COVID-19’s surge in Texas prompted Texas Governor Greg Abbott to pause the reopening process and resume an elective surgery ban in an attempt to reserve hospital space for those suffering from COVID-19.
Texas’s elective surgery ban targets and initially affected only four counties, which, it turns out, are also the four most populous cities in the state, Houston, San Antonio, Dallas, and Austin. It does not yet include neighboring counties that encompass suburban or neighboring cities, such as Fort Worth. The ban was expanded on June 30 to include four additional counties in South Texas for the cities of Corpus Christi, Brownsville, McAllen, and Laredo.
OTW spoke to a couple of surgeons from the Texas Back Institute (TBI), which has an affected facility in the city of Dallas, as well as other locations in the Dallas area to get a sense for how the ban is affecting their operations.
Jack Zigler, M.D. talked about the earlier ban that was initially lifted in May, indicating that TBI still had a backlog of cases. During the first ban some patients showed progression and more severe symptoms, such as bowel or bladder control issues, and were brought in for emergency surgery. TBI made an effort to reduce the risk to patients and staff by implementing many social distancing and personal protective equipment requirements. Telemedicine was used extensively to continually monitor patients whose procedures had been postponed. The latest ban affects only the Dallas location, and TBI surgeons with cases scheduled in Dallas hospitals are working to reschedule procedures in Plano and Frisco, according to Zigler.

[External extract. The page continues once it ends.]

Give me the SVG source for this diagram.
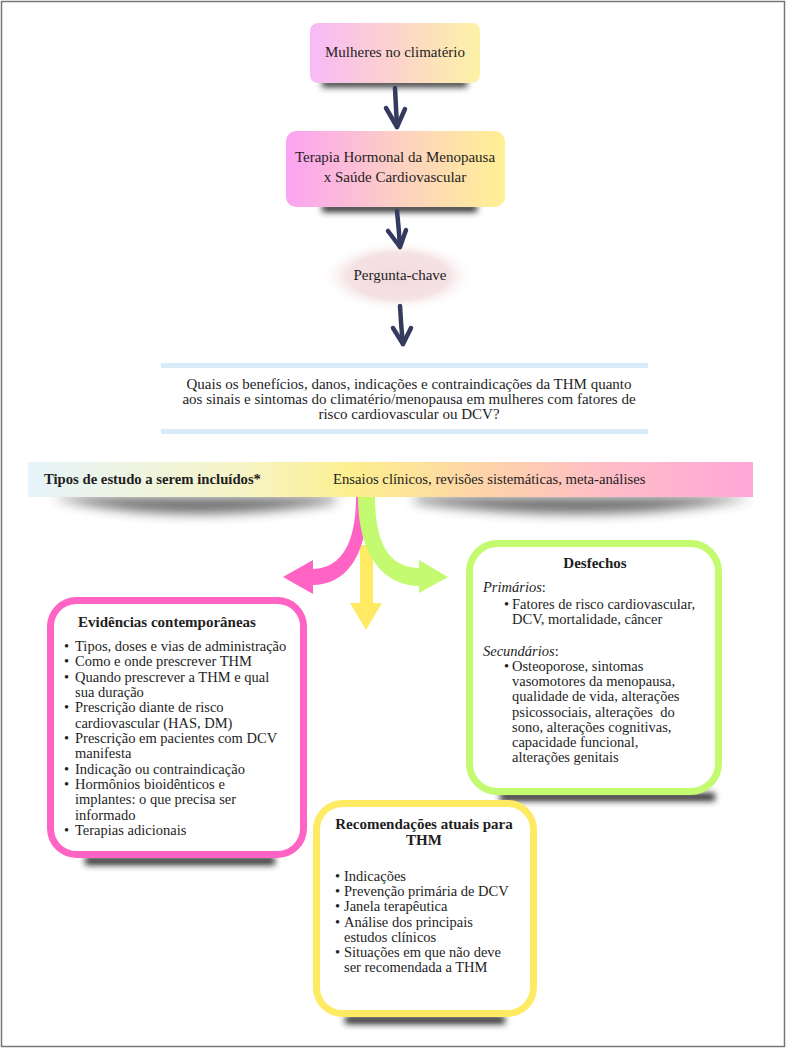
<svg xmlns="http://www.w3.org/2000/svg" width="787" height="1049" viewBox="0 0 787 1049">
<defs>
<style>
text{font-family:"Liberation Serif","Times New Roman",serif;fill:#1e1e1e;}
.t15{font-size:15px;}
.t14{font-size:14.7px;}
.q{font-size:15px;}
.body{font-size:14.5px;}
.b{font-weight:bold;}
.c{text-anchor:middle;}
.nav{fill:none;stroke:#353b5f;stroke-width:4.5;stroke-linecap:round;stroke-linejoin:round;}
.shadow{fill:#2a2a2a;filter:url(#blur);}
</style>
<filter id="blur" x="-20%" y="-200%" width="140%" height="500%"><feGaussianBlur stdDeviation="3"/></filter>
<filter id="blur6" x="-20%" y="-200%" width="140%" height="500%"><feGaussianBlur stdDeviation="6"/></filter>
<linearGradient id="g1" x1="0" y1="0" x2="1" y2="0">
<stop offset="0" stop-color="#f8b9f7"/><stop offset="0.5" stop-color="#fcd3cc"/><stop offset="1" stop-color="#fdf2a6"/>
</linearGradient>
<linearGradient id="g2" x1="0" y1="0" x2="1" y2="0">
<stop offset="0" stop-color="#fba2f2"/><stop offset="0.5" stop-color="#fdcfc4"/><stop offset="1" stop-color="#fff094"/>
</linearGradient>
<radialGradient id="gq" cx="0.5" cy="0.5" r="0.5">
<stop offset="0" stop-color="#f2dade"/><stop offset="0.65" stop-color="#f5e2e5"/><stop offset="1" stop-color="#ffffff" stop-opacity="0"/>
</radialGradient>
<linearGradient id="gb" x1="0" y1="0" x2="1" y2="0">
<stop offset="0" stop-color="#e6f4fb"/><stop offset="0.3" stop-color="#f6f4c4"/><stop offset="0.45" stop-color="#fdef8e"/><stop offset="0.62" stop-color="#fed5a8"/><stop offset="0.8" stop-color="#ffbdc7"/><stop offset="1" stop-color="#ffa7d8"/>
</linearGradient>
</defs>
<rect x="0" y="0" width="787" height="1049" fill="#ffffff"/>
<rect x="1.5" y="1.5" width="783" height="1045" fill="none" stroke="#777777" stroke-width="1.5"/>

<g id="n1">
<rect class="shadow" x="322" y="80" width="145" height="7"/>
<rect x="310" y="23" width="170" height="60" rx="8" fill="url(#g1)"/>
<text class="t15 c" x="395" y="57">Mulheres no climatério</text>
</g>

<g id="n2">
<rect class="shadow" x="322" y="204" width="155" height="8"/>
<rect x="286" y="131" width="219" height="76" rx="10" fill="url(#g2)"/>
<text class="t15 c" x="395" y="162">Terapia Hormonal da Menopausa</text>
<text class="t15 c" x="395" y="182">x Saúde Cardiovascular</text>
</g>

<g id="n3">
<ellipse cx="398" cy="276" rx="78" ry="36" fill="url(#gq)"/>
<text class="t15 c" x="400" y="280">Pergunta-chave</text>
</g>

<g id="n4">
<rect x="161" y="363" width="487" height="5" fill="#d8ebf8"/>
<rect x="161" y="429" width="487" height="5" fill="#d8ebf8"/>
<text class="q c" x="409" y="389">Quais os benefícios, danos, indicações e contraindicações da THM quanto</text>
<text class="q c" x="409" y="404">aos sinais e sintomas do climatério/menopausa em mulheres com fatores de</text>
<text class="q c" x="409" y="419">risco cardiovascular ou DCV?</text>
</g>

<g id="n5">
<path d="M55 498 Q180 527 335 502 L335 497 L55 497 Z" fill="#3a3a3a" filter="url(#blur6)" opacity="0.75"/>
<path d="M415 502 Q600 527 748 498 L748 497 L415 497 Z" fill="#3a3a3a" filter="url(#blur6)" opacity="0.75"/>
<rect x="28" y="462" width="725" height="35" fill="url(#gb)"/>
<text class="t14 b" x="44" y="484">Tipos de estudo a serem incluídos*</text>
<text class="t14" x="333" y="484">Ensaios clínicos, revisões sistemáticas, meta-análises</text>
</g>

<g id="connectors">
<path class="nav" d="M395 88 Q396 108 397 127"/>
<path class="nav" d="M386 108 L397 127 L405 109"/>
<path class="nav" d="M397 211 Q399 230 400 247"/>
<path class="nav" d="M388 231 L400 247 L406 230"/>
<path class="nav" d="M400 306 Q401 326 403 344"/>
<path class="nav" d="M393 328 L403 344 L411 328"/>
<g id="arrow-yellow">
<rect x="360" y="545" width="13" height="59" fill="#ffea63"/>
<polygon points="350,603 382,603 366,630" fill="#ffea63"/>
</g>
<g id="arrow-pink">
<path d="M356 497 C356 545 340 569 312 569 L312 585 C350 585 368 550 368 497 Z" fill="#ff64c5"/>
<polygon points="313,560 283,577 313,594" fill="#ff64c5"/>
</g>
<g id="arrow-green">
<path d="M375 497 C375 545 390 568 420 568 L420 586 C380 586 358 550 358 497 Z" fill="#c3fa6f"/>
<polygon points="419,560 448,577 419,593" fill="#c3fa6f"/>
</g>
</g>

<g id="n6">
<rect class="shadow" x="85" y="857" width="190" height="8"/>
<rect x="50.5" y="600.5" width="253" height="254" rx="26" fill="#ffffff" stroke="#ff64c5" stroke-width="7"/>
<text class="t15 b c" x="167" y="627">Evidências contemporâneas</text>
<g class="body">
<text x="64" y="651">•</text><text x="75" y="651">Tipos, doses e vias de administração</text>
<text x="64" y="666.3">•</text><text x="75" y="666.3">Como e onde prescrever THM</text>
<text x="64" y="681.7">•</text><text x="75" y="681.7">Quando prescrever a THM e qual</text>
<text x="75" y="697">sua duração</text>
<text x="64" y="712.3">•</text><text x="75" y="712.3">Prescrição diante de risco</text>
<text x="75" y="727.7">cardiovascular (HAS, DM)</text>
<text x="64" y="743">•</text><text x="75" y="743">Prescrição em pacientes com DCV</text>
<text x="75" y="758.3">manifesta</text>
<text x="64" y="773.7">•</text><text x="75" y="773.7">Indicação ou contraindicação</text>
<text x="64" y="789">•</text><text x="75" y="789">Hormônios bioidênticos e</text>
<text x="75" y="804.3">implantes: o que precisa ser</text>
<text x="75" y="819.7">informado</text>
<text x="64" y="835">•</text><text x="75" y="835">Terapias adicionais</text>
</g>
</g>

<g id="n7">
<rect class="shadow" x="500" y="793" width="215" height="8"/>
<rect x="469.5" y="543.5" width="249" height="248" rx="28" fill="#ffffff" stroke="#c3fa6f" stroke-width="7"/>
<text class="t15 b c" x="595" y="568">Desfechos</text>
<g class="body">
<text x="483" y="592"><tspan font-style="italic">Primários</tspan>:</text>
<text x="504" y="609">•</text><text x="512" y="609">Fatores de risco cardiovascular,</text>
<text x="512" y="624">DCV, mortalidade, câncer</text>
<text x="483" y="656"><tspan font-style="italic">Secundários</tspan>:</text>
<text x="504" y="671">•</text><text x="512" y="671">Osteoporose, sintomas</text>
<text x="512" y="686.2">vasomotores da menopausa,</text>
<text x="512" y="701.4">qualidade de vida, alterações</text>
<text x="512" y="716.6">psicossociais, alterações&#160; do</text>
<text x="512" y="731.8">sono, alterações cognitivas,</text>
<text x="512" y="747">capacidade funcional,</text>
<text x="512" y="762.2">alterações genitais</text>
</g>
</g>

<g id="n8">
<rect class="shadow" x="345" y="1016" width="160" height="8"/>
<rect x="316.5" y="803.5" width="217" height="210" rx="26" fill="#ffffff" stroke="#ffea63" stroke-width="7"/>
<text class="t15 b c" x="424" y="829">Recomendações atuais para</text>
<text class="t15 b c" x="424" y="845">THM</text>
<g class="body">
<text x="335" y="881">•</text><text x="344" y="881">Indicações</text>
<text x="335" y="896.2">•</text><text x="344" y="896.2">Prevenção primária de DCV</text>
<text x="335" y="911.4">•</text><text x="344" y="911.4">Janela terapêutica</text>
<text x="335" y="926.6">•</text><text x="344" y="926.6">Análise dos principais</text>
<text x="344" y="941.8">estudos clínicos</text>
<text x="335" y="957">•</text><text x="344" y="957">Situações em que não deve</text>
<text x="344" y="972.2">ser recomendada a THM</text>
</g>
</g>
</svg>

Zigler is hopeful that “more appropriate restraint by the public, and better adherence to social distancing and masking, along with less unnecessary gathering, that there will be a decrease in hospitalizations and an increase in reserve capacity,” will lead a reduction in new cases and lifting of the ban. Hopefully, the announcements made by Governor Abbott will bring attention to the rising number of cases. Over the past few weeks several states have issued mandatory mask orders to help bring attention to the importance of wearing a mask to reduce the spread of COVID-19. The issue has become political with pushback in many areas.